Serving Clovis, Portales and the Surrounding Communities

Natural Chem officials chat up Portales business leaders

PORTALES — Officials from Natural Chem visited Portales last week to tell local business leaders they will not regret doing business with the Houston-based renewable energy company.

The company held a meet and greet event last week at Mark's Restaurant in Portales to explain Natural Chem's plans for biodiesel production and the two local plants.

"Our preferred business model is to work with distributors who are already active in the region; we'd like to be in a collaborative partnership. We don't really want to be competing with you," Natural Chem President Robert Salazar told locals in the farming and diesel industries.

Natural Chem Group purchased the former Abengoa ethanol plant after its parent company went bankrupt last November. The intention is to turn the plant into a blending facility for biodiesel. The biodiesel will be created at a plant in Clovis, which Natural Chem plans to have operational next year. Salazar said the Portales plant, which sits in the city's industrial park, will be operational in June.

In the meantime, biodiesel will be shipped to the Portales blending facility from the company's plant in Clinton, Iowa, which has been temporarily shut down for maintenance but will be opened again next month, Salazar said, adding that it is a 10 million gallon production plant, and 30 percent of that will be shipped to New Mexico.

"We bought them (the plants) not to produce ethanol but to be fuel blending distribution terminals with a focus on biodiesel. When we made that commitment, we tasked our engineers with really understanding the biodiesel industry," said Salazar. "We're also working on what we call transload blend terminals; we think West Texas and Lubbock down to Amarillo (are good areas). Part of our game plan is to develop six or seven transload blend terminals where we rail diesel and bio where the market is."

Salazar said his company has focused on rural dairy and farming communities for all their locations due to their heavy use of commercial vehicles.

The company has also sought properties in Corning, Iowa, starting in 2005, and Stanley, Wisconsin, starting in 2003, but with no success at starting up those projects, because "it is hard to move forward with these projects. The banking world does not favor renewable fuel, so it is hard to get funding for renewable fuel plants," Salazar said.

Along with purchasing the plant in Clinton, Iowa, in February to produce biodiesel, the company bought a biodiesel plant in Heyburn, Idaho, in 2010, which is on the back burner until "we see the biogas market improve."

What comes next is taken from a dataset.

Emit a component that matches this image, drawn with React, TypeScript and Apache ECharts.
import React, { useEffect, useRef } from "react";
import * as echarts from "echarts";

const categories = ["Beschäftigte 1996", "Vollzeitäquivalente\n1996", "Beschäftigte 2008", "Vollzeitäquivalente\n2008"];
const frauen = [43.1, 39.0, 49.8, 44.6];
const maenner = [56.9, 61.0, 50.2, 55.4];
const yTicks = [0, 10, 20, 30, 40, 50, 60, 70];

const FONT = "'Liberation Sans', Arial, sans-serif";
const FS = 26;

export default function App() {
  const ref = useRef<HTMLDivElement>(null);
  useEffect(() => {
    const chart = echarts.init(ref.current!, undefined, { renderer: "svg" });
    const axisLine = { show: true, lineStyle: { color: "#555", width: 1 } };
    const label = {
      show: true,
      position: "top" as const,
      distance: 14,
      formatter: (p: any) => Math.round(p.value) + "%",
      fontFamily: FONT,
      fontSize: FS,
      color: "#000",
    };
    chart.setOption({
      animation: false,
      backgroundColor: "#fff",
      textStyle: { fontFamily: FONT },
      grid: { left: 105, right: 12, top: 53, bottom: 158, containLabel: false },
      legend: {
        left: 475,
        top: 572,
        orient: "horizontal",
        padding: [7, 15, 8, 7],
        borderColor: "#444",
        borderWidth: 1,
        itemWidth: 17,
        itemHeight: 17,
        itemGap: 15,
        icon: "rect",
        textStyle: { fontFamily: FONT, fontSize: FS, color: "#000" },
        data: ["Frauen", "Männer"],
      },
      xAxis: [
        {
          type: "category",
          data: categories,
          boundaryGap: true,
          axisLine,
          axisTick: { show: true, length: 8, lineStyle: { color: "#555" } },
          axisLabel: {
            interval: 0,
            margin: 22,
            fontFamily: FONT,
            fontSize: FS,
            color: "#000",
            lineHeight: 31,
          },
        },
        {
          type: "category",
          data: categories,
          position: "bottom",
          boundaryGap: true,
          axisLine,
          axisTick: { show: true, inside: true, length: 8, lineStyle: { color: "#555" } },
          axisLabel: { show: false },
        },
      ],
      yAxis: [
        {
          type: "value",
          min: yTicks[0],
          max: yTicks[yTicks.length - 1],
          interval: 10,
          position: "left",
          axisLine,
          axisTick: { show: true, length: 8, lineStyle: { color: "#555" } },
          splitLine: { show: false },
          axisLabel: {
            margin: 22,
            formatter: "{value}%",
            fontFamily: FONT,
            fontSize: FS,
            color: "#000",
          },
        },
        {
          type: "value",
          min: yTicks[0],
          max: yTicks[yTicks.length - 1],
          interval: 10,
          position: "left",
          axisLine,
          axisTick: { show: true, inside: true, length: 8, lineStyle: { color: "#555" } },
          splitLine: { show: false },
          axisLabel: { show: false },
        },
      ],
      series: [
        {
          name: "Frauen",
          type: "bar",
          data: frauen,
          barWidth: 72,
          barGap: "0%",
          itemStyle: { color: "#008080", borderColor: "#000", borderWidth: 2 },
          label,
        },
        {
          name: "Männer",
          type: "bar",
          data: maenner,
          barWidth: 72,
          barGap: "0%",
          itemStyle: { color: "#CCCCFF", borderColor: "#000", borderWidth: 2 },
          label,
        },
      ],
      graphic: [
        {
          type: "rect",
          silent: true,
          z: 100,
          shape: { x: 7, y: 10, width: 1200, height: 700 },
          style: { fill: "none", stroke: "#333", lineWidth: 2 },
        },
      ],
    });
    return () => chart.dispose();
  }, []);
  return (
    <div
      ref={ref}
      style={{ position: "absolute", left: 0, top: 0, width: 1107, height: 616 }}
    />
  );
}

For now, Natural Chem is trying to "establish a presence in the market" with the Portales and Iowa plants before getting the other two off the ground, Salazar said.

"That is something we can expand," Senior Vice President Jerry Roberts said of the blending facilities at last week's meet and greet. "Once we get that blending program going, we can add other locations in West Texas and Albuquerque. (But) those are just discussions at this point."

Salazar said previously that he hopes the Portales plant will initially create 12 jobs and later create up to 35, and the Clovis plant — a project started in August 2014 — could create up to 80 jobs.

Natural Chem had looked at an industrial revenue bond — a property tax waiver inducement that doesn’t financially bind a city — for Clovis, but Salazar has indicated such a move wasn’t likely in Portales.

Mike Kirchhoff, director of the Clinton Regional Development Corp., said since the plant in Clinton, Iowa, has already been operational for at least several years and is just changing ownership, it will likely not see job growth at the moment, "but we will be very supportive of any opportunities to grow the business."

He said he is working to get a meeting with Natural Chem, which acquired the Iowa plant in March.

Salazar said Natural Chem also wants to keep as many locals as possible working at the Portales plant with a handful already working there to prepare it for operation.

"We wanna have a group of people working here who are from this region, and we're going to supply them all the expertise they need, the chemical engineers, the process engineers," Salazar said, adding that the company will contract with local trucking companies to transport the biodiesel to customers.

He also told locals who attended the meeting that they can contact any Natural Chem officials at anytime with questions.

"Every 90 days, we'll be here at least once or twice; we're not going to be an absentee owner," he said. "Today's meeting was really just a chance to come and tell our story."